## [Exercise brief]
Print only the lines from the top of the data through the line with "import * as", both included, skipping every picture.

## [Information shown]
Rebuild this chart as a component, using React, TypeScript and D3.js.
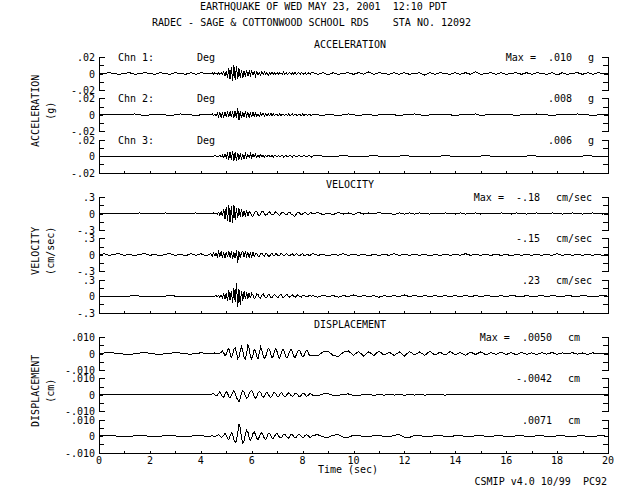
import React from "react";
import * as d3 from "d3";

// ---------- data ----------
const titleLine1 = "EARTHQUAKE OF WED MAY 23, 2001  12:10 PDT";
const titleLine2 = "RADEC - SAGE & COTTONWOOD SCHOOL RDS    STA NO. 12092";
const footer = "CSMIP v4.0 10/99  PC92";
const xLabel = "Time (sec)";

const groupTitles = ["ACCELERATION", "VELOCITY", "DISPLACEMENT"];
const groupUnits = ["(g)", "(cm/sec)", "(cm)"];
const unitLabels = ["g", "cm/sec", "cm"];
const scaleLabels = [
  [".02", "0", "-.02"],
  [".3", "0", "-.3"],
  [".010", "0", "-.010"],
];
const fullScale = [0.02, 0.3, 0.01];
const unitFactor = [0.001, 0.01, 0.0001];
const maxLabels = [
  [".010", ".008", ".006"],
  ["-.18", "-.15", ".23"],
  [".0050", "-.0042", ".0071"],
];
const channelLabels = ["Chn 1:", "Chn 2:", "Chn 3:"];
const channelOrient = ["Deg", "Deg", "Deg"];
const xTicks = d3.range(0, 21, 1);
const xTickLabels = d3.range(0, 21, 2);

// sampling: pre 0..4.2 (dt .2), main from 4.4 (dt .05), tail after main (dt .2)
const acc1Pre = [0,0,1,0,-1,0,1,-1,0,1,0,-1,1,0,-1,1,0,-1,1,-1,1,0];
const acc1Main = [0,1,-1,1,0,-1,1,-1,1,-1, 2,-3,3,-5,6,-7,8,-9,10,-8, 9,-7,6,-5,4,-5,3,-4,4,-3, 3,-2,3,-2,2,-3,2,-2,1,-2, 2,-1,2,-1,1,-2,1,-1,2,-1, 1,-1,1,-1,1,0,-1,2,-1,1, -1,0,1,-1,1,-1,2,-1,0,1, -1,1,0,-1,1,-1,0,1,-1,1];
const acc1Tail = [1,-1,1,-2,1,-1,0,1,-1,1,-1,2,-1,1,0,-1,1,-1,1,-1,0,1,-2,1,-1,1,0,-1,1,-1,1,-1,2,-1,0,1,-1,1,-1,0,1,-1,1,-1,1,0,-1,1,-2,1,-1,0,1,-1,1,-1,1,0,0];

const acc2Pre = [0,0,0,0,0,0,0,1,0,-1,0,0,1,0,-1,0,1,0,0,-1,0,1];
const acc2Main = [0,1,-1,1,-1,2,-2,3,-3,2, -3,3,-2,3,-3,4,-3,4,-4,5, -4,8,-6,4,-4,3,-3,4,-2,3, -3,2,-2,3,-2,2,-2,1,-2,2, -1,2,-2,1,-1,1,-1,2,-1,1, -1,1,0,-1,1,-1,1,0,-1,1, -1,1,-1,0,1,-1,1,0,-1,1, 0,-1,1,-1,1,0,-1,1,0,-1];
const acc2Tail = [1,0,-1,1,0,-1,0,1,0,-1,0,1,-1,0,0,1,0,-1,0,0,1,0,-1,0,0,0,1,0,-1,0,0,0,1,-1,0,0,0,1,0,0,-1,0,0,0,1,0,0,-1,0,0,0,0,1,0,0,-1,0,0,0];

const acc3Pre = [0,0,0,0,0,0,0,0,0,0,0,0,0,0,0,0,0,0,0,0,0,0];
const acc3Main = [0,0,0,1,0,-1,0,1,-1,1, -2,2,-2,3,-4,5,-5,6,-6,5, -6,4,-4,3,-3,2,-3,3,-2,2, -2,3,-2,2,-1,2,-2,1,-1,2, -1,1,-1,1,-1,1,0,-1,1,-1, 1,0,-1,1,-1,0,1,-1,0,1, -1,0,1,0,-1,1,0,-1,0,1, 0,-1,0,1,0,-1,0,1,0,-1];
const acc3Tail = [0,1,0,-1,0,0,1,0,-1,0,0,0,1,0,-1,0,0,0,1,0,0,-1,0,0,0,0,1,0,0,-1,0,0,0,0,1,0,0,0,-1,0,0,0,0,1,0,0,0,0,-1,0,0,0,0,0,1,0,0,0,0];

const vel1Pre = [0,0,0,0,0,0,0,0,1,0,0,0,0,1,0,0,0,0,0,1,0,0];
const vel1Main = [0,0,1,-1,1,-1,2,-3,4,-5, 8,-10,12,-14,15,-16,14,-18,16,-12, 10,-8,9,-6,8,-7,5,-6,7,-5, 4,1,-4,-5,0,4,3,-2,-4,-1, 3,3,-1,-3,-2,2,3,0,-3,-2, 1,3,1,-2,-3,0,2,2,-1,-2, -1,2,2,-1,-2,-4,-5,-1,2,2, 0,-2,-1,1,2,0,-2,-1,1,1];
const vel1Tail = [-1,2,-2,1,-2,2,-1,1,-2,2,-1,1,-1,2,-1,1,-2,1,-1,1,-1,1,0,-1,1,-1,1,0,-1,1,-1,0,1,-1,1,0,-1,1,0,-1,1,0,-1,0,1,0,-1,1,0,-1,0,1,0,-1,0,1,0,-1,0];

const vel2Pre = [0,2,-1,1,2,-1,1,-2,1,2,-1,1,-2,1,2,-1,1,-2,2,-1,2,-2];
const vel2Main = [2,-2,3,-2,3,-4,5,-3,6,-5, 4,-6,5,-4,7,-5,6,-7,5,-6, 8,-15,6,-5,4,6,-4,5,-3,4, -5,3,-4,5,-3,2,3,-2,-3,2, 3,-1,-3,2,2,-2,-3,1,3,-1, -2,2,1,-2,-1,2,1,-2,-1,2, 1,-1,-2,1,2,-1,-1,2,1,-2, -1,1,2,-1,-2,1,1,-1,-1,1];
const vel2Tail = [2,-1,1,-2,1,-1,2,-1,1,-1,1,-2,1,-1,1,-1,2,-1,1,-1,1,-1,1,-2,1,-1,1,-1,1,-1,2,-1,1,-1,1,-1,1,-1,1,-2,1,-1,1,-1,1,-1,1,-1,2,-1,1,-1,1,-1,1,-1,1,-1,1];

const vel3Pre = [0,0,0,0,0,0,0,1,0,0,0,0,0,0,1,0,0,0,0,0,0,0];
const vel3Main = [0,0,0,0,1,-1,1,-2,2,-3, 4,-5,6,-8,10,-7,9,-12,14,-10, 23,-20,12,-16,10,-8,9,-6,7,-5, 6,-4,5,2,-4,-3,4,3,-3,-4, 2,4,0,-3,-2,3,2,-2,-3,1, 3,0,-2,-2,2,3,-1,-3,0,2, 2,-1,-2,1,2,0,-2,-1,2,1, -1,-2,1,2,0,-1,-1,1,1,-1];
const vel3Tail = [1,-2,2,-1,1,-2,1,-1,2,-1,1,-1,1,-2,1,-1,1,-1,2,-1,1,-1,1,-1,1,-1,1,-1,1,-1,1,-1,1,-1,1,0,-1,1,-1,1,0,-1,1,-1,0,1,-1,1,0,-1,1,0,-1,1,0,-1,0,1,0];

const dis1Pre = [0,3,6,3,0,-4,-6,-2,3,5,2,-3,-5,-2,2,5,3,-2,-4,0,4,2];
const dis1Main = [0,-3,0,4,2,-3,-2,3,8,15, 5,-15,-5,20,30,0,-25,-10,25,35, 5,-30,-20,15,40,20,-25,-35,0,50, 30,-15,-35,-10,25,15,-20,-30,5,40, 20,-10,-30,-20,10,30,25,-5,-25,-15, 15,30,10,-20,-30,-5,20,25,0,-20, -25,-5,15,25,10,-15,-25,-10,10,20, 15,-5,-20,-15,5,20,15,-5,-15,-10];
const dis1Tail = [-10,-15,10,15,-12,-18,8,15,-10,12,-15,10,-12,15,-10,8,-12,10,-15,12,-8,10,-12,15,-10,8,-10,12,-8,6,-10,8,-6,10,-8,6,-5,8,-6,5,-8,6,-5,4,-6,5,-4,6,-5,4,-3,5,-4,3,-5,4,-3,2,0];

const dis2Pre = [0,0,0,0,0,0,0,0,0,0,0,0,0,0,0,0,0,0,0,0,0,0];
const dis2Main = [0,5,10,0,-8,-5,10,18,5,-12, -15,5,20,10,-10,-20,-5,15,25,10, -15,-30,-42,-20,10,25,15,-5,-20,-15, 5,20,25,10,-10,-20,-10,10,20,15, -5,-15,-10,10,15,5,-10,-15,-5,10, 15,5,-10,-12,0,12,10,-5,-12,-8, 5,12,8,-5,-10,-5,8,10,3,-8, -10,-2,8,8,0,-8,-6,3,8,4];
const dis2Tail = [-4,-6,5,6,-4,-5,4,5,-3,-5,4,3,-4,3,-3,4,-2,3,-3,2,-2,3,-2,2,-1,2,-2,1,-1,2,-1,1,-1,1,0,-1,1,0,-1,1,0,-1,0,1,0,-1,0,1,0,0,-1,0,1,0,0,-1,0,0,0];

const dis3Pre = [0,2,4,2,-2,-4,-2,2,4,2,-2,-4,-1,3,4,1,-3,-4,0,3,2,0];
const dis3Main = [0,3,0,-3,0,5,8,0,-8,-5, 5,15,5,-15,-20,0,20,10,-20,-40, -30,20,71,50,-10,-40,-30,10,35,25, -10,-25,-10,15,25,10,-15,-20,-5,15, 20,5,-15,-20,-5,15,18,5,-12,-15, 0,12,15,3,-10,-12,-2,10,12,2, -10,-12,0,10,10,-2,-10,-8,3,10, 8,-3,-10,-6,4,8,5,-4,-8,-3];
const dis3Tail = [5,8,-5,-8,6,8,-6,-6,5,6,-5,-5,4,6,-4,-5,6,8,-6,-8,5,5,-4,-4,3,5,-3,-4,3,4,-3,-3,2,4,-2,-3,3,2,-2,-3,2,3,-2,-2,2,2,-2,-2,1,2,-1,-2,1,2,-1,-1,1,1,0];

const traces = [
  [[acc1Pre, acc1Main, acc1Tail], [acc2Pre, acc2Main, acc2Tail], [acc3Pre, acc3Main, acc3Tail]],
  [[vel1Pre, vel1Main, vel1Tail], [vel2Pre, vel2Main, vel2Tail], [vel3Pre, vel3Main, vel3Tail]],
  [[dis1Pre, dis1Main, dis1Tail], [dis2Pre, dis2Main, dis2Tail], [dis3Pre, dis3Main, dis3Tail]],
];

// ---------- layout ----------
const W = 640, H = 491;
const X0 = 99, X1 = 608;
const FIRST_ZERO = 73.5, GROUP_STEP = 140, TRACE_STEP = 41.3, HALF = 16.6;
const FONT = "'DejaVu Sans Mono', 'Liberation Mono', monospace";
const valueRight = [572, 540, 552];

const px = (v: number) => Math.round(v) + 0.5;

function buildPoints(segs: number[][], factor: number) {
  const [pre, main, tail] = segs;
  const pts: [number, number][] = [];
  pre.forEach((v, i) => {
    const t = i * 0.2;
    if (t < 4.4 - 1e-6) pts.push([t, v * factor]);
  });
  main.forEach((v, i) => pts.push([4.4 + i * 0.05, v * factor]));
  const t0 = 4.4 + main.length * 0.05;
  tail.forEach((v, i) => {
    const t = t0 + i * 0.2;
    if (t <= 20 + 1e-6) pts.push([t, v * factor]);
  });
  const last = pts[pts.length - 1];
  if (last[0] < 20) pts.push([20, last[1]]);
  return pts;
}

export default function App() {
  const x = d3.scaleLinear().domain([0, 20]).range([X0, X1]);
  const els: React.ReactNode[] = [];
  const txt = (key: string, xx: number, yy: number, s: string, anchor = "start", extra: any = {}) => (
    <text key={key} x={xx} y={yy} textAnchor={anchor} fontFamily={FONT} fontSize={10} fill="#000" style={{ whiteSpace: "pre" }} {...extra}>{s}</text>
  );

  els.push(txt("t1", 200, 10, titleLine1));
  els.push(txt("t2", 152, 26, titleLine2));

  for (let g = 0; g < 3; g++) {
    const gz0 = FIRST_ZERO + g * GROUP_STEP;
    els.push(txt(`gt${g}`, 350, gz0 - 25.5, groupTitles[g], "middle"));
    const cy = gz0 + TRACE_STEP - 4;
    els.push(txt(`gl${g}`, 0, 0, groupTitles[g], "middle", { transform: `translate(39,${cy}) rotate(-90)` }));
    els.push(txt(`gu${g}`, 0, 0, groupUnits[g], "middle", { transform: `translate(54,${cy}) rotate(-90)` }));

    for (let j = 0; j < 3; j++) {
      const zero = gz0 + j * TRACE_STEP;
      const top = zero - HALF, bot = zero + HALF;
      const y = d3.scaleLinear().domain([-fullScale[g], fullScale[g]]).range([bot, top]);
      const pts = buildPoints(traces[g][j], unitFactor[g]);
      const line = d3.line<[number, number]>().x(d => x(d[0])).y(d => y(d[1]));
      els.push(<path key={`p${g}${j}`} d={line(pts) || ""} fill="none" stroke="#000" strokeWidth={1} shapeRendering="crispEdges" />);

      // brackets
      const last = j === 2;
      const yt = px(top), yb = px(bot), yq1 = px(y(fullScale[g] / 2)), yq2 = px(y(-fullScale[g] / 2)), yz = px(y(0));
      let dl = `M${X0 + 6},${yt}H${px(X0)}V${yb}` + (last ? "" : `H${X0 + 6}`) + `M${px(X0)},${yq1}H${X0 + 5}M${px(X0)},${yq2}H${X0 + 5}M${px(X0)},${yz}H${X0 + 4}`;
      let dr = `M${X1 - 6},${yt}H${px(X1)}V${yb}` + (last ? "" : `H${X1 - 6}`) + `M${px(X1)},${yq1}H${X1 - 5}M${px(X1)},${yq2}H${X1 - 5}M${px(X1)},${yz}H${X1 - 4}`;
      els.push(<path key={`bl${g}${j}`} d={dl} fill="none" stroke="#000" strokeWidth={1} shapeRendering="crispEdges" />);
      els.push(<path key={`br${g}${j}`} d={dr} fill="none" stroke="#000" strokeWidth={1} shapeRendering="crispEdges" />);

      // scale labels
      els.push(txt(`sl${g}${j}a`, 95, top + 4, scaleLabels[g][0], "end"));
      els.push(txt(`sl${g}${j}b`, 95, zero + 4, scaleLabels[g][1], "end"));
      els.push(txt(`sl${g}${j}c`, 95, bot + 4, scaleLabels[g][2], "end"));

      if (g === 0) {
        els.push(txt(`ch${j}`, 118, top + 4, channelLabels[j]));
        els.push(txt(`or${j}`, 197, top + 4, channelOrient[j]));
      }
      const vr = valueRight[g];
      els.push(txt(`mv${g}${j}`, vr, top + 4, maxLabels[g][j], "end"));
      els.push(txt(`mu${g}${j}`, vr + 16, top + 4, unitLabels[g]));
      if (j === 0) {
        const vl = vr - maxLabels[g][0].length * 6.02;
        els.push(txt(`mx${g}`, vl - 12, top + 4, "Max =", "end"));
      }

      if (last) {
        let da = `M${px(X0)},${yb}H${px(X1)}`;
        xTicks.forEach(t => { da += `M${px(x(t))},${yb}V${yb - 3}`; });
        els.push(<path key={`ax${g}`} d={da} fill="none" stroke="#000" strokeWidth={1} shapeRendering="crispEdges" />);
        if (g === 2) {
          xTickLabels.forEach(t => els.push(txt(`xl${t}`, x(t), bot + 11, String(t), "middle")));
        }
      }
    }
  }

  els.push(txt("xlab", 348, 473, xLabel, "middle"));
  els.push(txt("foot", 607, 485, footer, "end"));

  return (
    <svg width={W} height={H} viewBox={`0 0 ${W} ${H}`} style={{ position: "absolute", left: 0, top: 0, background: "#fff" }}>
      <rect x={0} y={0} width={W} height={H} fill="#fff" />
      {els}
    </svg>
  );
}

## [Written response]
Rebuild this chart as a component, using React, TypeScript and D3.js.
import React from "react";
import * as d3 from "d3";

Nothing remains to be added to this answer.